→ Task goal
Repeat exactly the lines running from the first line of the data to the line containing "(row) at (0,438);", both ends included, and nothing else; drop the pictures.

────────────────────

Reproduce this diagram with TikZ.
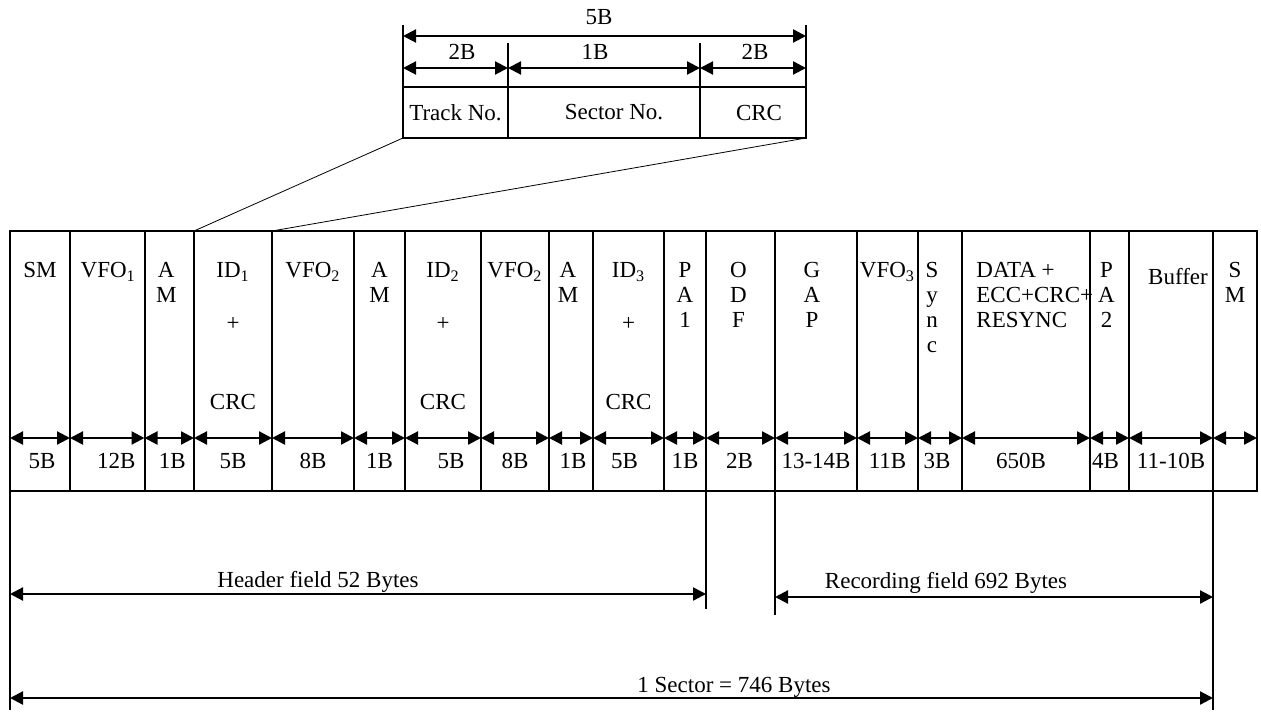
\documentclass[tikz,border=0pt]{standalone}
\usepackage{fontspec}
\setmainfont{Liberation Serif}
\usetikzlibrary{arrows.meta,positioning}
\newcommand{\lblfont}{\fontsize{11.5}{12.5}\selectfont}

\begin{document}
\begin{tikzpicture}[
    x=0.5pt, y=-0.5pt,
    cell/.style={rectangle, draw, line width=1pt, inner sep=0pt, outer sep=0pt, minimum height=130pt, anchor=north west},
    idbox/.style={rectangle, draw, line width=1pt, inner sep=0pt, outer sep=0pt, minimum height=25.5pt, anchor=north west, font=\lblfont},
    lbl/.style={inner sep=0pt, align=center, font=\lblfont},
    dim/.style={{Triangle[length=6.5pt,width=6.5pt]}-{Triangle[length=6.5pt,width=6.5pt]}, line width=1.1pt},
    ext/.style={line width=0.8pt}
]
    \useasboundingbox (0,0) rectangle (1261,711);
    \coordinate (row) at (0,438);

    % sector fields
    \foreach \n/\l/\r/\tx/\bx/\ts/\bs in {
        1/10/70/SM/5B/0/2,
        2/70/144.5/VFO\textsubscript{1}/12B/1/9,
        3/144.5/194/{A\\M}/1B/-3/3,
        4/194/272/{ID\textsubscript{1}\\[14pt]+\\[27pt]CRC}/5B/0/0,
        5/272/354/VFO\textsubscript{2}/8B/0/0,
        6/354/405/{A\\M}/1B/0/0,
        7/405/481/{ID\textsubscript{2}\\[14pt]+\\[27pt]CRC}/5B/0/8,
        8/481/549/VFO\textsubscript{2}/8B/0/0,
        9/549/593/{A\\M}/1B/-3/2,
        10/593/664/{ID\textsubscript{3}\\[14pt]+\\[27pt]CRC}/5B/0/-4,
        11/664/706/{P\\A\\1}/1B/0/0,
        12/706/775/{O\\D\\F}/2B/-2/-1,
        13/775/857/{G\\A\\P}/13-14B/-4/0,
        14/857/918/VFO\textsubscript{3}/11B/0/0,
        15/918/962/{S\\y\\n\\c}/3B/-8/-3,
        16/962/1090/{}/650B/0/-5,
        17/1090/1129/{P\\A\\2}/4B/-3/-4,
        18/1129/1213/{\rule{0pt}{11pt}Buffer}/11-10B/7/0,
        19/1213/1257/{S\\M}/{}/0/0%
    } {
        \node[cell, minimum width={(\r-\l)*0.5pt}] (c\n) at (\l,231) {};
        \node[lbl, below=15.5pt of c\n.north, xshift={\ts*0.5pt}] (u\n) {\tx};
        \node[lbl, above=11.5pt of c\n.south, anchor=base, xshift={\bs*0.5pt}] (v\n) {\bx};
        \draw[dim] (c\n.west |- row) -- (c\n.east |- row);
    }
    \node[lbl, align=left, anchor=north west] (data) at (976,262) {DATA +\\ECC+CRC+\\RESYNC};

    % ID field detail
    \node[idbox, minimum width=52.5pt] (b1) at (403,87) {Track No.};
    \node[idbox, minimum width=96pt] (b2) at (508,87) {\hspace*{10pt}Sector No.};
    \node[idbox, minimum width=53pt] (b3) at (700,87) {\hspace*{6pt}CRC};
    \coordinate (l5) at (0,25);
    \coordinate (l2) at (0,43);
    \coordinate (a5) at (0,36);
    \coordinate (a2) at (0,68);
    \draw[ext] (b1.north west) -- (b1.north west |- l5);
    \draw[ext] (b3.north east) -- (b3.north east |- l5);
    \draw[ext] (b2.north west) -- (b2.north west |- l2);
    \draw[ext] (b2.north east) -- (b2.north east |- l2);
    \draw[dim] (b1.west |- a5) -- (b3.east |- a5);
    \foreach \b in {1,2,3}
        \draw[dim] (b\b.west |- a2) -- (b\b.east |- a2);
    \node[lbl, anchor=base] (w5) at (599,25) {5B};
    \node[lbl, anchor=base] (w1) at (462,60) {2B};
    \node[lbl, anchor=base] (w2) at (595,60) {1B};
    \node[lbl, anchor=base] (w3) at (755,60) {2B};
    \draw[thin] (b1.south west) -- (c4.north west);
    \draw[thin] (b3.south east) -- (c5.north west);

    % field lengths
    \coordinate (hf) at (0,594);
    \coordinate (rf) at (0,597);
    \coordinate (sc) at (0,698);
    \coordinate (btm) at (0,710);
    \coordinate (e1) at (706,609);
    \coordinate (e2) at (775,615);
    \draw[ext] (c1.south west) -- (c1.south west |- btm);
    \draw[ext] (c19.south west) -- (c19.south west |- btm);
    \draw[ext] (c12.south west) -- (e1);
    \draw[ext] (c13.south west) -- (e2);
    \draw[dim] (c1.west |- hf) -- (c12.west |- hf);
    \draw[dim] (c13.west |- rf) -- (c19.west |- rf);
    \draw[dim] (c1.west |- sc) -- (c19.west |- sc);
    \node[lbl, anchor=base] (hdr) at (318,587) {Header field 52 Bytes};
    \node[lbl, anchor=base] (rec) at (946,588) {Recording field 692 Bytes};
    \node[lbl, anchor=base] (sec) at (734,692) {1 Sector = 746 Bytes};
\end{tikzpicture}
\end{document}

────────────────────

→ Reply to the exercise
Reproduce this diagram with TikZ.
\documentclass[tikz,border=0pt]{standalone}
\usepackage{fontspec}
\setmainfont{Liberation Serif}
\usetikzlibrary{arrows.meta,positioning}
\newcommand{\lblfont}{\fontsize{11.5}{12.5}\selectfont}

\begin{document}
\begin{tikzpicture}[
    x=0.5pt, y=-0.5pt,
    cell/.style={rectangle, draw, line width=1pt, inner sep=0pt, outer sep=0pt, minimum height=130pt, anchor=north west},
    idbox/.style={rectangle, draw, line width=1pt, inner sep=0pt, outer sep=0pt, minimum height=25.5pt, anchor=north west, font=\lblfont},
    lbl/.style={inner sep=0pt, align=center, font=\lblfont},
    dim/.style={{Triangle[length=6.5pt,width=6.5pt]}-{Triangle[length=6.5pt,width=6.5pt]}, line width=1.1pt},
    ext/.style={line width=0.8pt}
]
    \useasboundingbox (0,0) rectangle (1261,711);
    \coordinate (row) at (0,438);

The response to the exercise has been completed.